▼

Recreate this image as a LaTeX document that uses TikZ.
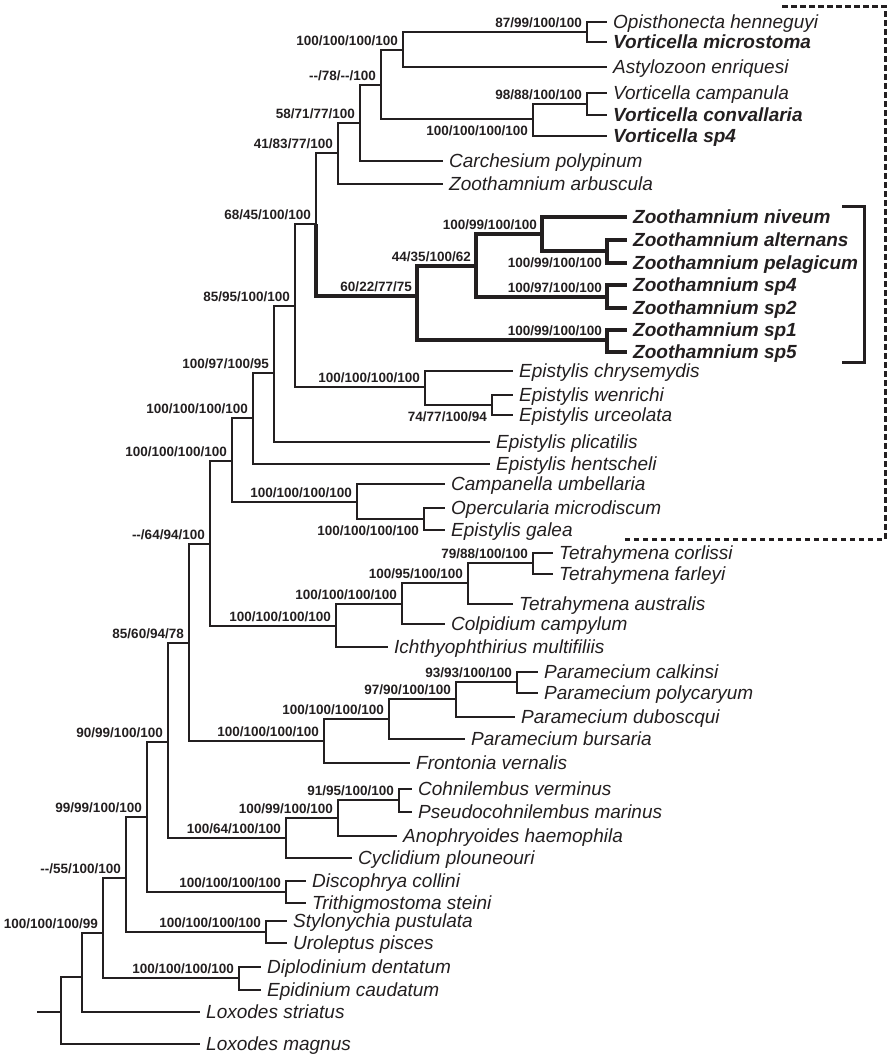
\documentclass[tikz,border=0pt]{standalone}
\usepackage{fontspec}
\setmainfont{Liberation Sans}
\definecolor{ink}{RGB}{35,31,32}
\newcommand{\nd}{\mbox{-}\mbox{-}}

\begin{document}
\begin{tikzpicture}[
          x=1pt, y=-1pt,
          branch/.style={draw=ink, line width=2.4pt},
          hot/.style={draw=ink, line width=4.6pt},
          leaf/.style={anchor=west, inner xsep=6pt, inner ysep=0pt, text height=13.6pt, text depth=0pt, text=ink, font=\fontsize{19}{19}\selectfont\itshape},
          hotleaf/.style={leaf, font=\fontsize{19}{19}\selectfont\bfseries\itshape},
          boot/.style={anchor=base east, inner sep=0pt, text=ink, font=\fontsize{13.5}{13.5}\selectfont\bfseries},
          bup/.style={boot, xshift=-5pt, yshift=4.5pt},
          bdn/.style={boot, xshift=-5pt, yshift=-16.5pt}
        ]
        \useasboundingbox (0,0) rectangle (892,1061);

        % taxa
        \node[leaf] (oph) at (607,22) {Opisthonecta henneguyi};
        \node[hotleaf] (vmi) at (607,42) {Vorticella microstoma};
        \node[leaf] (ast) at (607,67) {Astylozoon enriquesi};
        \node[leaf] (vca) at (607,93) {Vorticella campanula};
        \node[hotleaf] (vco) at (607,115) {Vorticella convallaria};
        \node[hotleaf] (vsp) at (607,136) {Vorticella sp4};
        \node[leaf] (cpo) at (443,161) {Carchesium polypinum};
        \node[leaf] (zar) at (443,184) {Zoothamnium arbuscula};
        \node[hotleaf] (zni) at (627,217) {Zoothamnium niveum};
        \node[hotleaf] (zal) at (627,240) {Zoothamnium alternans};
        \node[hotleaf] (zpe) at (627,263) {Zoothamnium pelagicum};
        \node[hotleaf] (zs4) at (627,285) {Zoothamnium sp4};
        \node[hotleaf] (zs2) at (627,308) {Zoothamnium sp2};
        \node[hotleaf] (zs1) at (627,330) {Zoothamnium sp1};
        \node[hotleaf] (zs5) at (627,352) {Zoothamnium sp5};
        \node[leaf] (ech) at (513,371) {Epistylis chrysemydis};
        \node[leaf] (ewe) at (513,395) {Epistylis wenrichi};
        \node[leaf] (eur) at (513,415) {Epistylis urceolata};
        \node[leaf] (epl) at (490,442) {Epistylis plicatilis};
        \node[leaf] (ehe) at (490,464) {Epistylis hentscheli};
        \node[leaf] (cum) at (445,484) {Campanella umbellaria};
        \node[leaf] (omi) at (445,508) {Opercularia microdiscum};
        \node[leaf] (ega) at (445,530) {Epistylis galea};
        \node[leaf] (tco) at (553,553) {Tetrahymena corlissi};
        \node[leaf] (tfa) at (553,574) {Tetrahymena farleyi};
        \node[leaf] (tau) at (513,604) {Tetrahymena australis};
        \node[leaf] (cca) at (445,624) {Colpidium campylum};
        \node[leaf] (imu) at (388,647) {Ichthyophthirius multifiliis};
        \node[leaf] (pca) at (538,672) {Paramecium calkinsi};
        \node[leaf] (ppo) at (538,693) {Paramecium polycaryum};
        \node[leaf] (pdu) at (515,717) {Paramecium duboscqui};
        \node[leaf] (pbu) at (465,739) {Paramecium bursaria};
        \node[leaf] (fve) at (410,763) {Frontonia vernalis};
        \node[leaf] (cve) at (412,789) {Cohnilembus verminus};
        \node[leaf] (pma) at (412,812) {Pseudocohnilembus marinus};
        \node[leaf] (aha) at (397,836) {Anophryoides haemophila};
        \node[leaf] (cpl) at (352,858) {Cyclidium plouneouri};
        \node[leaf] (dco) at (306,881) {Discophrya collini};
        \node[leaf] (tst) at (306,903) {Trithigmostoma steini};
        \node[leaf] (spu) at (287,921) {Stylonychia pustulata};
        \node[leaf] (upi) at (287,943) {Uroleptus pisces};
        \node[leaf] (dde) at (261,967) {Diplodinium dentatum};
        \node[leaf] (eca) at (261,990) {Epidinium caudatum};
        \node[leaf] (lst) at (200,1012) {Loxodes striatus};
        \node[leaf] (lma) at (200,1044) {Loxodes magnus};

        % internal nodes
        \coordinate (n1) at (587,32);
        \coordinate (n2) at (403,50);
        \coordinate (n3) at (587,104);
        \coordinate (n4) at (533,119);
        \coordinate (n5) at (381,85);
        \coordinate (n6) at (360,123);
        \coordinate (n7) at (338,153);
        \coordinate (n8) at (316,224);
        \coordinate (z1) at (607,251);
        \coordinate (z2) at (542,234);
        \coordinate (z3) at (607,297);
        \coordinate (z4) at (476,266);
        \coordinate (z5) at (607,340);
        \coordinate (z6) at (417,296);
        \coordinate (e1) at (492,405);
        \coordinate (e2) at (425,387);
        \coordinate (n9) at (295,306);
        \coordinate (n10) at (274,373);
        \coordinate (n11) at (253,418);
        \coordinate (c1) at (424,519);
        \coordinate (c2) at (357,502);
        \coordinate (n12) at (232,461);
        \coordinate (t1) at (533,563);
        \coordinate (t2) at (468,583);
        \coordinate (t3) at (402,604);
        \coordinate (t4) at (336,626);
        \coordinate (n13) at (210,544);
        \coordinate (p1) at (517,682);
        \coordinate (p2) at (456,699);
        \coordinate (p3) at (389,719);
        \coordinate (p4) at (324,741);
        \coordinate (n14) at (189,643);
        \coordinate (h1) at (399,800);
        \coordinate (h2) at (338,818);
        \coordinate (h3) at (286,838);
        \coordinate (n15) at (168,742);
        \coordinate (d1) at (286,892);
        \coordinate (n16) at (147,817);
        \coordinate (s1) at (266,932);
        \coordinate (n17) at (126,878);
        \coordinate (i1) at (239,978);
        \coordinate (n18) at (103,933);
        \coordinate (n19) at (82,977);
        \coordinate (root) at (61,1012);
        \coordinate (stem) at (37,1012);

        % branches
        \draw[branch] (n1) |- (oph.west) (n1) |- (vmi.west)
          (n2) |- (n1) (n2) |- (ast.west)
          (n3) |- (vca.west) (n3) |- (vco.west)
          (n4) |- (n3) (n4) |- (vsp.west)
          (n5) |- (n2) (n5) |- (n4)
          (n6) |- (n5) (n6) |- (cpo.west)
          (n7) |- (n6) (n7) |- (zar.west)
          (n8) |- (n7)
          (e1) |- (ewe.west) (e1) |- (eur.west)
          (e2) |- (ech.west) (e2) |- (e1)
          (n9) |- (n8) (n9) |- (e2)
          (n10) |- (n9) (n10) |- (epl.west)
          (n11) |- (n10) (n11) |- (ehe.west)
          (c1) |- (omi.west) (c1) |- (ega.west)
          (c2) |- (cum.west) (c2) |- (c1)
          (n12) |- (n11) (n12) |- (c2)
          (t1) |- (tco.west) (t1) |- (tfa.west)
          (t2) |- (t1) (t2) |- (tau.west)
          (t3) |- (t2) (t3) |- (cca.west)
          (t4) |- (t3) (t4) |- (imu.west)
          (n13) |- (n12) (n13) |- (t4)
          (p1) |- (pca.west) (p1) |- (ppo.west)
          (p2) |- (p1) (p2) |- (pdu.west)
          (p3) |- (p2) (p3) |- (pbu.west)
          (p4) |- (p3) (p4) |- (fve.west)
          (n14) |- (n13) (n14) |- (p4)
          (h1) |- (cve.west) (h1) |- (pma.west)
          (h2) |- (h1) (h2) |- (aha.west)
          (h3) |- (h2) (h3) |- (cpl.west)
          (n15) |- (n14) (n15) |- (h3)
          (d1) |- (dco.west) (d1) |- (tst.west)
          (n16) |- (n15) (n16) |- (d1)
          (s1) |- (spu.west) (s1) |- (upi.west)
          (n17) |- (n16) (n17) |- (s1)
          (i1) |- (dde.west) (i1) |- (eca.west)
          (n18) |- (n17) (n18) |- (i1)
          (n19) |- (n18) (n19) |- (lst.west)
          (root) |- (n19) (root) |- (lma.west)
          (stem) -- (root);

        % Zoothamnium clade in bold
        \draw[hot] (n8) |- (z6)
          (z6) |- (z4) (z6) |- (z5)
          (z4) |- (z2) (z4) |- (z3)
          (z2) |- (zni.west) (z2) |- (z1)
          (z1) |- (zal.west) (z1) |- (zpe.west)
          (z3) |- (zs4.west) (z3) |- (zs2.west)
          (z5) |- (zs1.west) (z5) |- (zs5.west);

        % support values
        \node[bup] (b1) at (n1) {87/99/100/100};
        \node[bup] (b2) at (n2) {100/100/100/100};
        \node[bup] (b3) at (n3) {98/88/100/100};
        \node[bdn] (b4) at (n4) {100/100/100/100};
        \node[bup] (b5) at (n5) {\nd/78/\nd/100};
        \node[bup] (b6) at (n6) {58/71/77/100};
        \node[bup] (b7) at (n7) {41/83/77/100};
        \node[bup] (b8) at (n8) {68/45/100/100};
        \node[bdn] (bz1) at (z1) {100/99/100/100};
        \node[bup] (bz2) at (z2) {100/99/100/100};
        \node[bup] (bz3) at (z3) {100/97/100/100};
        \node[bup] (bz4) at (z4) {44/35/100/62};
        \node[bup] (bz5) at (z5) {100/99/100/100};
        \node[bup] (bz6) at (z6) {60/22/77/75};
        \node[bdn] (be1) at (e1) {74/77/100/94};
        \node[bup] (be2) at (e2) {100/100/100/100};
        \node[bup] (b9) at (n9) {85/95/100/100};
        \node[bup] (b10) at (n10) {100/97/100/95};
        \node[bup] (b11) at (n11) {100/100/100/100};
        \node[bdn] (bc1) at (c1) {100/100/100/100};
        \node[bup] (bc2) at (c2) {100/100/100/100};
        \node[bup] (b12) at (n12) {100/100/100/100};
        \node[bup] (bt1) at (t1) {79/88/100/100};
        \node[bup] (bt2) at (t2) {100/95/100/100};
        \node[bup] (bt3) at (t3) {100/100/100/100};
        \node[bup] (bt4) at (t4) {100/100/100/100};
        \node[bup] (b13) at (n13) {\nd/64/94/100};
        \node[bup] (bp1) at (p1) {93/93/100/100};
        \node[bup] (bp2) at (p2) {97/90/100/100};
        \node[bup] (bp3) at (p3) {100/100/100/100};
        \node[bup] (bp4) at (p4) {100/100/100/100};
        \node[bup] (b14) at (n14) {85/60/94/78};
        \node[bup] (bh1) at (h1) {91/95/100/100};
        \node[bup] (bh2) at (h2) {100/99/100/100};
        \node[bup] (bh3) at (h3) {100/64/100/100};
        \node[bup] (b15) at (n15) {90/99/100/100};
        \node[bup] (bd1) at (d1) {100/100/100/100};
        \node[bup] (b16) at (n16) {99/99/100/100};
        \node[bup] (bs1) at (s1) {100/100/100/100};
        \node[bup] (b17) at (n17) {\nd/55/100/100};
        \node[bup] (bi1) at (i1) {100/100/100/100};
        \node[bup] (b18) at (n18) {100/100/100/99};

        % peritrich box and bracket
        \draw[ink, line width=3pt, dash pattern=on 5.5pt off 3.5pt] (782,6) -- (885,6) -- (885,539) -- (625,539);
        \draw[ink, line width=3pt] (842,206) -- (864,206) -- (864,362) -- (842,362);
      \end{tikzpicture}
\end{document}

▲

**Requirements**
Every line from the top of the material above through the line with "(0,0) rectangle (892,1061);" should be duplicated exactly, please; leave out the pictures.

**Task result**
Recreate this image as a LaTeX document that uses TikZ.
\documentclass[tikz,border=0pt]{standalone}
\usepackage{fontspec}
\setmainfont{Liberation Sans}
\definecolor{ink}{RGB}{35,31,32}
\newcommand{\nd}{\mbox{-}\mbox{-}}

\begin{document}
\begin{tikzpicture}[
          x=1pt, y=-1pt,
          branch/.style={draw=ink, line width=2.4pt},
          hot/.style={draw=ink, line width=4.6pt},
          leaf/.style={anchor=west, inner xsep=6pt, inner ysep=0pt, text height=13.6pt, text depth=0pt, text=ink, font=\fontsize{19}{19}\selectfont\itshape},
          hotleaf/.style={leaf, font=\fontsize{19}{19}\selectfont\bfseries\itshape},
          boot/.style={anchor=base east, inner sep=0pt, text=ink, font=\fontsize{13.5}{13.5}\selectfont\bfseries},
          bup/.style={boot, xshift=-5pt, yshift=4.5pt},
          bdn/.style={boot, xshift=-5pt, yshift=-16.5pt}
        ]
        \useasboundingbox (0,0) rectangle (892,1061);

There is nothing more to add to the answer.